Tally the lines that hold the string "this", and reply with the count alone.

> SUPPLIED RECORDS
* * *

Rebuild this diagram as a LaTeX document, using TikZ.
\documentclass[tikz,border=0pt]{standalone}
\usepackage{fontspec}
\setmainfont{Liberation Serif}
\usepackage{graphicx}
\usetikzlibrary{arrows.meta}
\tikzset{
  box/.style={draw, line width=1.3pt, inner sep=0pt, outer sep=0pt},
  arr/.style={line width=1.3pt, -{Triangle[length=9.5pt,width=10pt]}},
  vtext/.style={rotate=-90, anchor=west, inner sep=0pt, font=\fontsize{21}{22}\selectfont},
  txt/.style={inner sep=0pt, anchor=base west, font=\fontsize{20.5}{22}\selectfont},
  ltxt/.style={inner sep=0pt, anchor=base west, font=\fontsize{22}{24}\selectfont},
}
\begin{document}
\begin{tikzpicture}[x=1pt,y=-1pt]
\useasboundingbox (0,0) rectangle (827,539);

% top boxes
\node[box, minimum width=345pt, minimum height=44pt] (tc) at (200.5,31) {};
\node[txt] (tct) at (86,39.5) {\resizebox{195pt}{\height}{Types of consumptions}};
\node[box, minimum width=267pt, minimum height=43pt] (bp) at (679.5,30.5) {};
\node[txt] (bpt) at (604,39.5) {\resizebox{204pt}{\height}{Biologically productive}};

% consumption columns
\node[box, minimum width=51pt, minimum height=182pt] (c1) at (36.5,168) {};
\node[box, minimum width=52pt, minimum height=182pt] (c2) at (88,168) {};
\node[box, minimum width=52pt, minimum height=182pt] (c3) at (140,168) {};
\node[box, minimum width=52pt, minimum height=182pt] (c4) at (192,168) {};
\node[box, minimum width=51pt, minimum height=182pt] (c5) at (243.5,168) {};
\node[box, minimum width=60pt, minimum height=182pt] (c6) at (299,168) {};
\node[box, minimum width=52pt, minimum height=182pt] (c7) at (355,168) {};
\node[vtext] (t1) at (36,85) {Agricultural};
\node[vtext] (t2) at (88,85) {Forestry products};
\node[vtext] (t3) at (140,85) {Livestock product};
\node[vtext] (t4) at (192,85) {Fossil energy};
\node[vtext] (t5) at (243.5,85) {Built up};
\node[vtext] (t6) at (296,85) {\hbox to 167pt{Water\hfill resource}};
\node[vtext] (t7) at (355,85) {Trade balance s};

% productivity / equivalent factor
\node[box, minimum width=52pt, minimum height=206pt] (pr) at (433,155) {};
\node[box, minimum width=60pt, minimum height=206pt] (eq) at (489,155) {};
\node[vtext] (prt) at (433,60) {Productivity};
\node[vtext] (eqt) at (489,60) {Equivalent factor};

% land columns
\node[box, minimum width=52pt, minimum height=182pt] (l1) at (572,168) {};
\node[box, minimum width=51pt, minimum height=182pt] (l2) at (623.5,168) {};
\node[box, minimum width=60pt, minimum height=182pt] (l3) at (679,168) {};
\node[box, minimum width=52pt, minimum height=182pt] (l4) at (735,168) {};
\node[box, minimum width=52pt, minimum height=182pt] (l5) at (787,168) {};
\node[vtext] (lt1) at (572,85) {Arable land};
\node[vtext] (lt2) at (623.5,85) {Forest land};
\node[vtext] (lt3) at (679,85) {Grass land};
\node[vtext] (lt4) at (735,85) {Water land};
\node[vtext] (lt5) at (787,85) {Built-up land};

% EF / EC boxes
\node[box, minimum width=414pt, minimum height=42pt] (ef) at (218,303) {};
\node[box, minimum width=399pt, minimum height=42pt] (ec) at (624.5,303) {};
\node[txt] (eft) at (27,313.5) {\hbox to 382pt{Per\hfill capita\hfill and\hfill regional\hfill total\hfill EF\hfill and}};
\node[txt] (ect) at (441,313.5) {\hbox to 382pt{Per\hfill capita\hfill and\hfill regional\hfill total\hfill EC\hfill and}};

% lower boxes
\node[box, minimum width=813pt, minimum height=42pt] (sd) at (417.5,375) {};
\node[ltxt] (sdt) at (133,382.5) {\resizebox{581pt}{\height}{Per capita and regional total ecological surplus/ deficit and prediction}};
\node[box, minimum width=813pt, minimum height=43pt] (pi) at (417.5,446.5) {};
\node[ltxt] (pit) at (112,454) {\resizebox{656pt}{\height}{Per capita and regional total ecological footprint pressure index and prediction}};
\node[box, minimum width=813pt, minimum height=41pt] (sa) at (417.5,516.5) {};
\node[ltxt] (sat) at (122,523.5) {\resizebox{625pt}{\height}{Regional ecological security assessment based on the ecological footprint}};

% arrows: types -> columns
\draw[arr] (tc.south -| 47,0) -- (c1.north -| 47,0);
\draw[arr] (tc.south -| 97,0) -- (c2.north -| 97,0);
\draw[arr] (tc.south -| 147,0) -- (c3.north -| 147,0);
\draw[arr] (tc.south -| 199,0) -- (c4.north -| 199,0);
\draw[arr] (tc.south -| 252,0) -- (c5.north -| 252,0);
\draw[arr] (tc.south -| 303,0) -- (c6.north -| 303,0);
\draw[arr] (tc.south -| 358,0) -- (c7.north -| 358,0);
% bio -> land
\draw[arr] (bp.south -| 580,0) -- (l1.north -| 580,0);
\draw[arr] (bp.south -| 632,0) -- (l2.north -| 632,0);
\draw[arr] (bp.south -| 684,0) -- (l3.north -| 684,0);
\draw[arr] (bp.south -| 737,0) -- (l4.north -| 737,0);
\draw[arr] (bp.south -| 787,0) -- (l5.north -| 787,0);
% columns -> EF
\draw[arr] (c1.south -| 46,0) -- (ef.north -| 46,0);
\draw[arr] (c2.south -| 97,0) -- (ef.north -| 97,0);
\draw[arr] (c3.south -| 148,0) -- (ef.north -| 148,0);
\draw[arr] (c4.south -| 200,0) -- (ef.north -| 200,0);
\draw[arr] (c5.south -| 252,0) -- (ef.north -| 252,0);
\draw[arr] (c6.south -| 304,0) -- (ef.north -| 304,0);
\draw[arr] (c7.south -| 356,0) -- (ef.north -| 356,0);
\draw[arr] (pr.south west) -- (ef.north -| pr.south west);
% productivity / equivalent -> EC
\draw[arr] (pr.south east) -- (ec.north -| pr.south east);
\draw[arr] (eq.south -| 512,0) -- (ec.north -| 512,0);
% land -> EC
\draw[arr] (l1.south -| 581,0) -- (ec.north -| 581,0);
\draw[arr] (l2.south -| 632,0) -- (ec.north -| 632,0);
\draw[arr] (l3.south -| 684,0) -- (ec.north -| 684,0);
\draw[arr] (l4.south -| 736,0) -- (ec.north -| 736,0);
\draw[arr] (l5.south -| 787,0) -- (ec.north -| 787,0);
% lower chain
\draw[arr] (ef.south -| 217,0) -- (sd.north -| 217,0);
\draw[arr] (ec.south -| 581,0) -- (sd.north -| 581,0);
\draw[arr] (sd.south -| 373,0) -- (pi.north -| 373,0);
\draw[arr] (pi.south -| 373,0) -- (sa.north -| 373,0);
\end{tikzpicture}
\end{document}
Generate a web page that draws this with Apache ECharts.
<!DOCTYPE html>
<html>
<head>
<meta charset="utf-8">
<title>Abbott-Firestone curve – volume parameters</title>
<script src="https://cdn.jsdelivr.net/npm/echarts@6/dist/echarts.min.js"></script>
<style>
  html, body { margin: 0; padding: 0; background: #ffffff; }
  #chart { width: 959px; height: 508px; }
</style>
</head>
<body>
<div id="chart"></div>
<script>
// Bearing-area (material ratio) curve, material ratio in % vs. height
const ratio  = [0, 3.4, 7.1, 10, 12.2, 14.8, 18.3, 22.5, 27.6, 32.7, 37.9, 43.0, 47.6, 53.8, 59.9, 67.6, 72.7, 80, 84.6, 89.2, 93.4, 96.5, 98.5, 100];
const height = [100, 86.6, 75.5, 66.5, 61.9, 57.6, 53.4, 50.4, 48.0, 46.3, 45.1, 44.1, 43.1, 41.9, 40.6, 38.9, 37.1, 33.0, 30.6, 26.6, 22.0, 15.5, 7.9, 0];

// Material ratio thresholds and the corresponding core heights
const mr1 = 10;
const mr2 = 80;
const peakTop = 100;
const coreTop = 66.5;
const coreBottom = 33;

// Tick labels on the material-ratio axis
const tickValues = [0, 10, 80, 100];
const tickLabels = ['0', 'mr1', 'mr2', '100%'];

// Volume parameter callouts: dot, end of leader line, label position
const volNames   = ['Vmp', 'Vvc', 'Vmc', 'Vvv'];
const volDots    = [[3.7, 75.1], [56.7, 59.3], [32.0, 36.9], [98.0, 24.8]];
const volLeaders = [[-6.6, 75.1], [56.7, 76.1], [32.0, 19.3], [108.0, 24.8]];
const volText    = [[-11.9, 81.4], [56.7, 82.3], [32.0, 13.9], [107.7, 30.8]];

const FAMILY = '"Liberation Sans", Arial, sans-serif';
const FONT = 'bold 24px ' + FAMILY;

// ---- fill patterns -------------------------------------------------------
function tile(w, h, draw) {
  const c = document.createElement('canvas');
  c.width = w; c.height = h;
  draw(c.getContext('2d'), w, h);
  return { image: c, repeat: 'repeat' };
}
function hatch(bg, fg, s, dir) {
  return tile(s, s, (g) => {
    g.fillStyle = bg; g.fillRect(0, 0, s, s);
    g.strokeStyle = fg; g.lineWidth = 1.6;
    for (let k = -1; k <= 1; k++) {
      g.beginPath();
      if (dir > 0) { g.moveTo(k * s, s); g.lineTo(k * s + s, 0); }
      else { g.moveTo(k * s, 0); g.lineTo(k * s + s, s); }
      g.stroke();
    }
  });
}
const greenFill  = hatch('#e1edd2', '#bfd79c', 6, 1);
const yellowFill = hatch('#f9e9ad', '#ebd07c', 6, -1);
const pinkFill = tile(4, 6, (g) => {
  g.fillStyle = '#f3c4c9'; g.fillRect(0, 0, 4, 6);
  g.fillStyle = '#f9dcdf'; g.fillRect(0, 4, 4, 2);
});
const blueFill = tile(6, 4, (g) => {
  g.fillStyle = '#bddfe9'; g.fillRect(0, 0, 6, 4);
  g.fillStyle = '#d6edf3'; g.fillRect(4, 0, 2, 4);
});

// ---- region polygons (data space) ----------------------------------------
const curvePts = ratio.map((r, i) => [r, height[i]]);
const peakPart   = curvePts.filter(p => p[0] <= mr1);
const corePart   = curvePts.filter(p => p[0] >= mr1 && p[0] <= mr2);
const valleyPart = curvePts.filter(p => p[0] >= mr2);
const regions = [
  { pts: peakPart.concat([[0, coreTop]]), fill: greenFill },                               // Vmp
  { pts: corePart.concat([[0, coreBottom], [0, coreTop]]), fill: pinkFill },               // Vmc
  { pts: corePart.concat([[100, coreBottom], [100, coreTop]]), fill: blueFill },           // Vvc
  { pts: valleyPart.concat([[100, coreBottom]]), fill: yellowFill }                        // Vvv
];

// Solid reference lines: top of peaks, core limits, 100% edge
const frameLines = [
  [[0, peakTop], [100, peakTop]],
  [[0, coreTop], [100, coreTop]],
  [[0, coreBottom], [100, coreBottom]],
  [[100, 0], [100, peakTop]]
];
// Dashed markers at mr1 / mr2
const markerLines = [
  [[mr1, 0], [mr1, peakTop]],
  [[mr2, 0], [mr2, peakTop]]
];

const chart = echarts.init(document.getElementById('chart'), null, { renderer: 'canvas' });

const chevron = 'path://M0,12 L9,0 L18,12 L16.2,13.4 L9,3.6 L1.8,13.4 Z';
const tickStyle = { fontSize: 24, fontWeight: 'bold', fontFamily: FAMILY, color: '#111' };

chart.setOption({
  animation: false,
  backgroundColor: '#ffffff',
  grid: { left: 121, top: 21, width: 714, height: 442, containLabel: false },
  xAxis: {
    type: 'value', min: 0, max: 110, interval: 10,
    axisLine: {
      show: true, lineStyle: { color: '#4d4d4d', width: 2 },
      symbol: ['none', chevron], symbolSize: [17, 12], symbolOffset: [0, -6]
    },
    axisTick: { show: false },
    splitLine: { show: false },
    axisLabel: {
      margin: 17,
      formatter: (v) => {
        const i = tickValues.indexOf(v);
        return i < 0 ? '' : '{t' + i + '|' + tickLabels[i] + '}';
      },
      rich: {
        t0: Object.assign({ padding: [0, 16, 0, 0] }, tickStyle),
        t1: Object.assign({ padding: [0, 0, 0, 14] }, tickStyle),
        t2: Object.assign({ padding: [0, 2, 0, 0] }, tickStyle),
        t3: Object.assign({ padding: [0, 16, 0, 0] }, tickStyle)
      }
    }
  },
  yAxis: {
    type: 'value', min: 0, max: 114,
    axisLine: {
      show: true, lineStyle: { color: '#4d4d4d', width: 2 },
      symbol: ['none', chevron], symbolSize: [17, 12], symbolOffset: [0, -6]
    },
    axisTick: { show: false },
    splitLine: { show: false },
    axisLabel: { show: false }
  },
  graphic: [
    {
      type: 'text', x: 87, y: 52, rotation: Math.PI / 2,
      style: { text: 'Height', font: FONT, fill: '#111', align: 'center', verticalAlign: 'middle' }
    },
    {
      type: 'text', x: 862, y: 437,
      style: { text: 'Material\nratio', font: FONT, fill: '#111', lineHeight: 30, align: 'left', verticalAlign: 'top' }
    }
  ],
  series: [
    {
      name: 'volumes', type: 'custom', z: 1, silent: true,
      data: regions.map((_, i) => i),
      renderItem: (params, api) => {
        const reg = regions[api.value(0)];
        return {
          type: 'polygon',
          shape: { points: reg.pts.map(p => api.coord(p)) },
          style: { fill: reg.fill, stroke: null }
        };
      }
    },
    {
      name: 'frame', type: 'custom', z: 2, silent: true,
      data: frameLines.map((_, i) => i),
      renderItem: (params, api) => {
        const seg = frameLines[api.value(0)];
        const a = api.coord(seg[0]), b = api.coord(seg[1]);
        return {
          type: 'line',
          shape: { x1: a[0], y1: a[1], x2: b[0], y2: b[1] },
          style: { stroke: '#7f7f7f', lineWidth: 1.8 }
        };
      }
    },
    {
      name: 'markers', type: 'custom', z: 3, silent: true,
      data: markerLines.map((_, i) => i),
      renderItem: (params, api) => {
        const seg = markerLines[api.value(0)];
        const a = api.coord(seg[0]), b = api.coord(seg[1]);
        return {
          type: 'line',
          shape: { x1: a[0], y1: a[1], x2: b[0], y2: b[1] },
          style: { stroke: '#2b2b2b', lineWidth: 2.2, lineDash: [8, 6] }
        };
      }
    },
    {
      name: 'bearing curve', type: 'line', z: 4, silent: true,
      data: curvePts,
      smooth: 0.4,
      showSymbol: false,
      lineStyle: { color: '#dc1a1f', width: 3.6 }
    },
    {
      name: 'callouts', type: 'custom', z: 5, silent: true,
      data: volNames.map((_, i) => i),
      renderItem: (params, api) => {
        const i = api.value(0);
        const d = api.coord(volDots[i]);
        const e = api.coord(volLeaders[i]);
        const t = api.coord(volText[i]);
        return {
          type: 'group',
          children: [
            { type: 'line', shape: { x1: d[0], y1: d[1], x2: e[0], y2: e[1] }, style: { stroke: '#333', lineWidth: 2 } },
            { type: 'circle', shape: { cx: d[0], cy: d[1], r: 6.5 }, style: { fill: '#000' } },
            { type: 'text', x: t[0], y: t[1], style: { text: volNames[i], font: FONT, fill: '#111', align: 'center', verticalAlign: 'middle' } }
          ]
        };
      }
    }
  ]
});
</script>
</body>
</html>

* * *

> WORKED ANSWER
2